Tucked away in a piece about possible end runs around NICE, the health care rationing body, is something of a scary paragraph:
Pharmaceutical companies are reluctant to launch new drugs in the UK at low cost because 25% of the global market is influenced by the UK price.
No, not that one sentence, although it helps explain why this next one is scary:
It comes at a time when other countries are actively considering setting up equivalents to Nice. First among them, and most important for the pharmaceutical industry, is the US. President Obama is known to be interested in some sort of cost-effectiveness scrutiny of medicines, which is bitterly opposed by the industry.
What all too few seem to understand is that medical innovation is hugely driven by what happens in the US market. The only market that is largely free from price controls. We can see from the first sentence that price controls do indeed retard innovation but of course there is no outcry about this for we don't normally see it. Who does take note of cures that aren't invented, aren't launched, because price controls mean there is no profit in their being so?
The great release from this problem for European health care systems has been that the US market, by far the largest in the world, is not subject to such price controls. Thus 300 million of the richest people on the planet underwrite, through the prices they pay for new treatments, the developments that we get years later as prices drop.

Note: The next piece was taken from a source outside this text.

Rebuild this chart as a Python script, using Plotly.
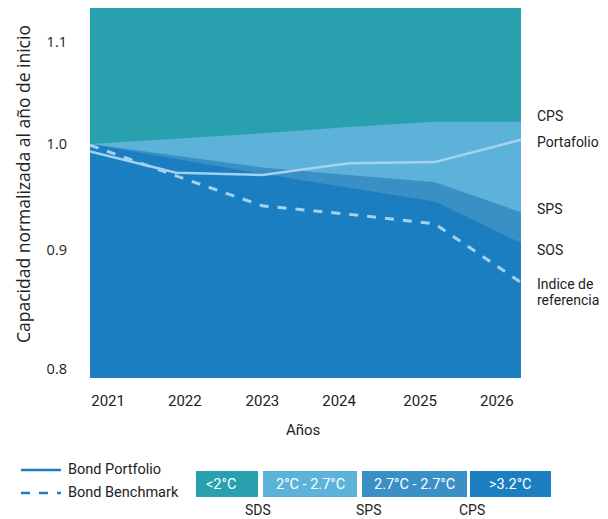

If the US does indeed bring in some form of NICE equivalent, some form of price rationing, then medical innovation will fall....no, not cease completely, simply there will be less of it than there would otherwise have been. Thus people who could or might have been cured will not be and they will die.
Reform of the US system might still be worthwhile, something like NICE might even still make sense: but don't anyone believe that such changes will be costless, they will indeed cost lives.